Skip pictures in the listing below; copy exactly the lines from the one with "Rebuild this chart" through the one with "const yTicks = [0.0, 0.2, 0.4, 0.6, 0.8, 1.0];", inclusive.

DATASET ENTRIES:
++++++

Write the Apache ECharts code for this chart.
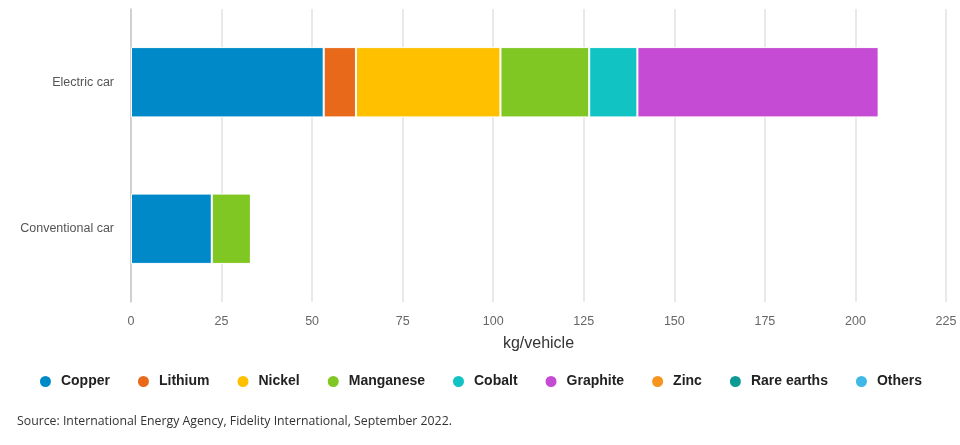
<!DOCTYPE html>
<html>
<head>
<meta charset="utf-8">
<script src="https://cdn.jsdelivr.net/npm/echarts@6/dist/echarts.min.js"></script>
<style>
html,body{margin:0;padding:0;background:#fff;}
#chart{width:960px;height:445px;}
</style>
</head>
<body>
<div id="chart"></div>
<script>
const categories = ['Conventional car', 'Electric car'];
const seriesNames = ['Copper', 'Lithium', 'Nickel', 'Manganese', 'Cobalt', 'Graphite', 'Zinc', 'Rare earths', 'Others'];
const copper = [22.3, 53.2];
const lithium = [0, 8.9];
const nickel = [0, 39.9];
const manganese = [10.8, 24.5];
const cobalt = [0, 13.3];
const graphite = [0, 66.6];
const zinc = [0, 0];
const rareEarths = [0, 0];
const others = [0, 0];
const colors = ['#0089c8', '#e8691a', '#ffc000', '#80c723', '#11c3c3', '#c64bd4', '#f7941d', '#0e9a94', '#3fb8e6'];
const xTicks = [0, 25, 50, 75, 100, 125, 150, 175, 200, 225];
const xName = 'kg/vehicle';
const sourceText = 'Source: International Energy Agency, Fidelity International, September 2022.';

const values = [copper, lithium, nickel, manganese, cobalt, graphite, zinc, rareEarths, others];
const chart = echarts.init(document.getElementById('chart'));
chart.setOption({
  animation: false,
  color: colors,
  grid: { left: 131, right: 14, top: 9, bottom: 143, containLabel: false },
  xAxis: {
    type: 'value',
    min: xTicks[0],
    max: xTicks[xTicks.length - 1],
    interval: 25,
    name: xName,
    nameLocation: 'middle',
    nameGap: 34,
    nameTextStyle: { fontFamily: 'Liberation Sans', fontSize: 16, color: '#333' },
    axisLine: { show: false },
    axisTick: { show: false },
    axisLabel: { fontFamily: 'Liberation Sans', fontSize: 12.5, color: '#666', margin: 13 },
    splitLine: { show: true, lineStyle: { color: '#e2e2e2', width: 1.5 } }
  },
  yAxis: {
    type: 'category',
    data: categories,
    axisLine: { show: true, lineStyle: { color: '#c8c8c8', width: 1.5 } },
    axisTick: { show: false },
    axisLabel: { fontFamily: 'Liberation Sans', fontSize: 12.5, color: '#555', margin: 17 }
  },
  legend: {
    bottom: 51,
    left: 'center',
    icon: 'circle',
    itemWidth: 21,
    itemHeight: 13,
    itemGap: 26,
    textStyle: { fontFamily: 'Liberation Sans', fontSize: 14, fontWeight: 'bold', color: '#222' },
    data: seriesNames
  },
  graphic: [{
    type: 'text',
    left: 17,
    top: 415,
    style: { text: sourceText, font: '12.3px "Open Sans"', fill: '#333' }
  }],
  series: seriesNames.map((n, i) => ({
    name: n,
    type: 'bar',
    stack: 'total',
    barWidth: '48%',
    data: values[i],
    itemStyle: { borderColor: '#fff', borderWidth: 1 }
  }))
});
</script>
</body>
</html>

++++++

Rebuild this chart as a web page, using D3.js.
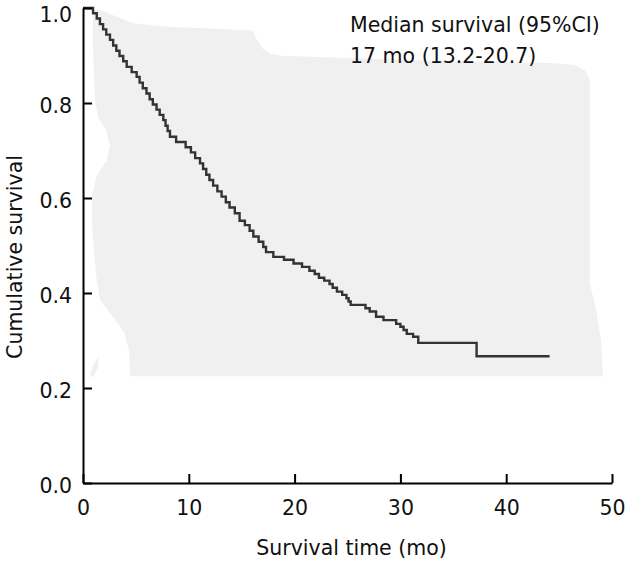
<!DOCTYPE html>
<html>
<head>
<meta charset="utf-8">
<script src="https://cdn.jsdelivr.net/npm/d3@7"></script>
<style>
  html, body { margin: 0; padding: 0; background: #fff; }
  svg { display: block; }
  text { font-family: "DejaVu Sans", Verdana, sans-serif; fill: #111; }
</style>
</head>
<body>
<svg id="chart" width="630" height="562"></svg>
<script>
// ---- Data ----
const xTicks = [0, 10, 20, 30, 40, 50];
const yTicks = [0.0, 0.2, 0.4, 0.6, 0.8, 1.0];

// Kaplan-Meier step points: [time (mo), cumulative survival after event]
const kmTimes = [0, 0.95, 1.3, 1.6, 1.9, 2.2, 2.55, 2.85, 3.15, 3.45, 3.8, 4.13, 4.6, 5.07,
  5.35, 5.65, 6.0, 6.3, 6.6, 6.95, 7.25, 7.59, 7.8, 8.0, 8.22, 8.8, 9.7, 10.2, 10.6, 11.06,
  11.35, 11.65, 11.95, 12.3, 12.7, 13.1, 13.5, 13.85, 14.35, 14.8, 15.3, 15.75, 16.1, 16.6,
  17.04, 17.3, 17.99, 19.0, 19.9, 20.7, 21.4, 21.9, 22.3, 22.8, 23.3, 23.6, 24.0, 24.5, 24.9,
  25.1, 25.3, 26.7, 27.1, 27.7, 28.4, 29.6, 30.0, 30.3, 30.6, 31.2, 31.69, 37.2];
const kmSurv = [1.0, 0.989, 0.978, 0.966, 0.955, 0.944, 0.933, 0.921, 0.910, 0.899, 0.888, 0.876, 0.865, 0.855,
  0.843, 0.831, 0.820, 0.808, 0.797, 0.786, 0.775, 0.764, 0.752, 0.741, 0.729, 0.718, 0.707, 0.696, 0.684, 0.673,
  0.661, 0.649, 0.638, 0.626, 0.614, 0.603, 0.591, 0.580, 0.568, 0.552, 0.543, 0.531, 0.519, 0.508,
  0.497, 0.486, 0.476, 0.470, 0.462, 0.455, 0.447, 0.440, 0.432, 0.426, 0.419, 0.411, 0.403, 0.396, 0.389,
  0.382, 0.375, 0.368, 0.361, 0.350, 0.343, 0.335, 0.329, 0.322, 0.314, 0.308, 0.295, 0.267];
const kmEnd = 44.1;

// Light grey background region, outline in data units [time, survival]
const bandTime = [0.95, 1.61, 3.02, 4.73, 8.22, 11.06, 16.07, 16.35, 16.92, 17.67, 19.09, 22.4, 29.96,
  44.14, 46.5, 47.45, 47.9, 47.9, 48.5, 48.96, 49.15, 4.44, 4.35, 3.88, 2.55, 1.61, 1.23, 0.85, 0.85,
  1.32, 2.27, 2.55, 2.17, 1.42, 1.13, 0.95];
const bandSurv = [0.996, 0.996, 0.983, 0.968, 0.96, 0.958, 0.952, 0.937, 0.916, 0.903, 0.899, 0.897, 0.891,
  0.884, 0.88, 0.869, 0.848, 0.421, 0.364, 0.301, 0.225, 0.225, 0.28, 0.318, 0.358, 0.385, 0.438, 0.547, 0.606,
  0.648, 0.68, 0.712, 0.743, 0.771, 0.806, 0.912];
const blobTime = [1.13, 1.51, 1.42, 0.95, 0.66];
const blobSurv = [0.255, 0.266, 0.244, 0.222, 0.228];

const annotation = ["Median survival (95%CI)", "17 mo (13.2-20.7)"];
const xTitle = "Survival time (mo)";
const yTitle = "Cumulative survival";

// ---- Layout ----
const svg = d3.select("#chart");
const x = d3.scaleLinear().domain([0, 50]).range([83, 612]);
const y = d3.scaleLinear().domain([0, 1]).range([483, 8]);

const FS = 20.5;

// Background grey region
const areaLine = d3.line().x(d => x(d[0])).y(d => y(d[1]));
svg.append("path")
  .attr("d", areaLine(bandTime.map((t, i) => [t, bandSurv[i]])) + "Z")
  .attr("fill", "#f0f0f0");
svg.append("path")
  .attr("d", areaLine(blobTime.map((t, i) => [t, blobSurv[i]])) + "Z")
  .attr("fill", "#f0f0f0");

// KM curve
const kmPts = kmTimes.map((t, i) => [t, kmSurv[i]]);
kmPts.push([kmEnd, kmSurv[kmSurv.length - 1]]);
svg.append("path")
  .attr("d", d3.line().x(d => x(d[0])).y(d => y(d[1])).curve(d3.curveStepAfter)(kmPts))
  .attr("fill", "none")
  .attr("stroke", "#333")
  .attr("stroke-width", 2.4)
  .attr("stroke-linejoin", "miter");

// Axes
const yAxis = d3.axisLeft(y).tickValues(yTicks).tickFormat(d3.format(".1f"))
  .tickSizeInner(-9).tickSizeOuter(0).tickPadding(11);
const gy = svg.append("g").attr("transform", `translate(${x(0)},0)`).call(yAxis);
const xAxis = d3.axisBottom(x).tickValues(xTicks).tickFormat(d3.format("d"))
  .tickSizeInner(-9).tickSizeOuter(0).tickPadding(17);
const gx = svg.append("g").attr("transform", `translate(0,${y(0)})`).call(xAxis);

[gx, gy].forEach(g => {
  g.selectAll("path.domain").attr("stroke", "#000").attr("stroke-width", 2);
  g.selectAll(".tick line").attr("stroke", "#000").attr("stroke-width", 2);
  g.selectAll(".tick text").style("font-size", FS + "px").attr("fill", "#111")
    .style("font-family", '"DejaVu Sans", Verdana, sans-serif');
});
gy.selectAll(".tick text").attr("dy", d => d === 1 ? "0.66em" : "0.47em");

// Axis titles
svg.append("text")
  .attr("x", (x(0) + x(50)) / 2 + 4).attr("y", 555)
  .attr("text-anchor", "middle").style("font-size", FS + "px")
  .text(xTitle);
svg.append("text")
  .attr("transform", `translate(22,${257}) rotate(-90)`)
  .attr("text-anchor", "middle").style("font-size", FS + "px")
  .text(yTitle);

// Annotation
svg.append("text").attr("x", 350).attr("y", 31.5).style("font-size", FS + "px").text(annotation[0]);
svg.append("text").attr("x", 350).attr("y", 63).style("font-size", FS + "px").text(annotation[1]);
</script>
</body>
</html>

++++++

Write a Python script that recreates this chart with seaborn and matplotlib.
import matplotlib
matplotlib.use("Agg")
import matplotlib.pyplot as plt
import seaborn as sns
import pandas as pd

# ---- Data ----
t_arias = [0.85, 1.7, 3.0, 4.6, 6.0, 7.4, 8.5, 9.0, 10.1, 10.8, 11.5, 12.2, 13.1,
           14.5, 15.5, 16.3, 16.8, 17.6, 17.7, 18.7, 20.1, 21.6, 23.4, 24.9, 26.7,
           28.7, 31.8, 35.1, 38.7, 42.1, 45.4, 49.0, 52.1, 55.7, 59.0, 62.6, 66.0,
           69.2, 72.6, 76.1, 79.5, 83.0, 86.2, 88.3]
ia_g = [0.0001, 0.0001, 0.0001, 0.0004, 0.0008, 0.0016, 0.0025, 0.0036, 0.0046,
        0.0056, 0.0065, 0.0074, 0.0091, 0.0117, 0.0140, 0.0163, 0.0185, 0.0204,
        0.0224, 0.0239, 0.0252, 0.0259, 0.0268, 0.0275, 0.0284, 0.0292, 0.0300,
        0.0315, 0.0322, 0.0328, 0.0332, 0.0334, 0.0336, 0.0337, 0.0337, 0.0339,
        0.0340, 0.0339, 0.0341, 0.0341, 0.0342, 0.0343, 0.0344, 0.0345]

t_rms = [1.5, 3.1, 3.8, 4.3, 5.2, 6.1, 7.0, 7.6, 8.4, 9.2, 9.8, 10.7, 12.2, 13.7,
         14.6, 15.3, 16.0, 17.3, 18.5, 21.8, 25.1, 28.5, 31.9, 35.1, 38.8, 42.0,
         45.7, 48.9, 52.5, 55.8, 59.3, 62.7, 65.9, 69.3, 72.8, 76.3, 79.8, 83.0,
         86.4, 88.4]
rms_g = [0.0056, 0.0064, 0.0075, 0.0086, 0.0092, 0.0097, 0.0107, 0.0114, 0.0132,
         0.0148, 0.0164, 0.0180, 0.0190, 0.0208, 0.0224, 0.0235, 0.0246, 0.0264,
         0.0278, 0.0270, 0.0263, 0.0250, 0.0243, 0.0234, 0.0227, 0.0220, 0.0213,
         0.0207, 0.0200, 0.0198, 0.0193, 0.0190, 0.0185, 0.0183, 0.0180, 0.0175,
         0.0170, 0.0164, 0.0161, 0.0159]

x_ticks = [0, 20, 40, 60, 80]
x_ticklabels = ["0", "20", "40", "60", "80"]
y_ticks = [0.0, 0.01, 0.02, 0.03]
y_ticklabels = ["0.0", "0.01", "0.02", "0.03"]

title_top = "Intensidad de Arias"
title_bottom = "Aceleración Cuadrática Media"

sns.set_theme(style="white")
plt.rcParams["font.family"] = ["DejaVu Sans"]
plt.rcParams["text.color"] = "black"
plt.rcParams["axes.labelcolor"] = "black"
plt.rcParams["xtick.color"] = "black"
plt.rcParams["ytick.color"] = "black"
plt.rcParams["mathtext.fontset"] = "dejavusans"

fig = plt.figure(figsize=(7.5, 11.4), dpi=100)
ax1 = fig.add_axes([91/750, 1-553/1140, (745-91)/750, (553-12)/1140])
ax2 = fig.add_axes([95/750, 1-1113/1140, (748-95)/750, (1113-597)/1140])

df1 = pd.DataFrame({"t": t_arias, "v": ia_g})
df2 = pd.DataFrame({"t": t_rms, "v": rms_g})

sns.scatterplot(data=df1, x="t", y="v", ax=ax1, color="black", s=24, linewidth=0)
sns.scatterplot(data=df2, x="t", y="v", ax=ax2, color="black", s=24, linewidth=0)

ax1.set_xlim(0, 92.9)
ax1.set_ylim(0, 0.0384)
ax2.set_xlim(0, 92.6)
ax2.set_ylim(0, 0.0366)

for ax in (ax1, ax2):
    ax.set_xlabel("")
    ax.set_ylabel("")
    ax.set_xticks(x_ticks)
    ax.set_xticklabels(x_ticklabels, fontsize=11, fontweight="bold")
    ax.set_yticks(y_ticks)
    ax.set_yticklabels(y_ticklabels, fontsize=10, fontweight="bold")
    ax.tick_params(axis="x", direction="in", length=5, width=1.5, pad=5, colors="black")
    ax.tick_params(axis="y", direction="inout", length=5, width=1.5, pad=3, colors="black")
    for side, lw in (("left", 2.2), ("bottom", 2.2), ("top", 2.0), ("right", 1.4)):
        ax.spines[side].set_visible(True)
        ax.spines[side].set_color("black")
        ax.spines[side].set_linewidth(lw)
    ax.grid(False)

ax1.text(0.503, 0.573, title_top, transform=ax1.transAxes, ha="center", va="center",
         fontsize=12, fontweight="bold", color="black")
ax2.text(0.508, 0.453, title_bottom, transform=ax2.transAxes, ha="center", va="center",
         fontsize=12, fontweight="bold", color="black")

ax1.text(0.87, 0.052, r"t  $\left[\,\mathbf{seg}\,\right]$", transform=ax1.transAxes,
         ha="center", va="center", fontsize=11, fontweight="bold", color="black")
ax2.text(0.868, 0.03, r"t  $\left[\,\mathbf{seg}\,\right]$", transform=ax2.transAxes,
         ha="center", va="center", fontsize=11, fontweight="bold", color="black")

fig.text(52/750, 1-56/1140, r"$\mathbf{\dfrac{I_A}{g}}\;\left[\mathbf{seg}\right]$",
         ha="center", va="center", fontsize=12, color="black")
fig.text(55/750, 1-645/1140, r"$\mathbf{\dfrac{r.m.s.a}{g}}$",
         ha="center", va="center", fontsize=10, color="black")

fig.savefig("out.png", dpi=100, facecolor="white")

++++++

COMPLETE ANSWER:
Rebuild this chart as a web page, using D3.js.
<!DOCTYPE html>
<html>
<head>
<meta charset="utf-8">
<script src="https://cdn.jsdelivr.net/npm/d3@7"></script>
<style>
  html, body { margin: 0; padding: 0; background: #fff; }
  svg { display: block; }
  text { font-family: "DejaVu Sans", Verdana, sans-serif; fill: #111; }
</style>
</head>
<body>
<svg id="chart" width="630" height="562"></svg>
<script>
// ---- Data ----
const xTicks = [0, 10, 20, 30, 40, 50];
const yTicks = [0.0, 0.2, 0.4, 0.6, 0.8, 1.0];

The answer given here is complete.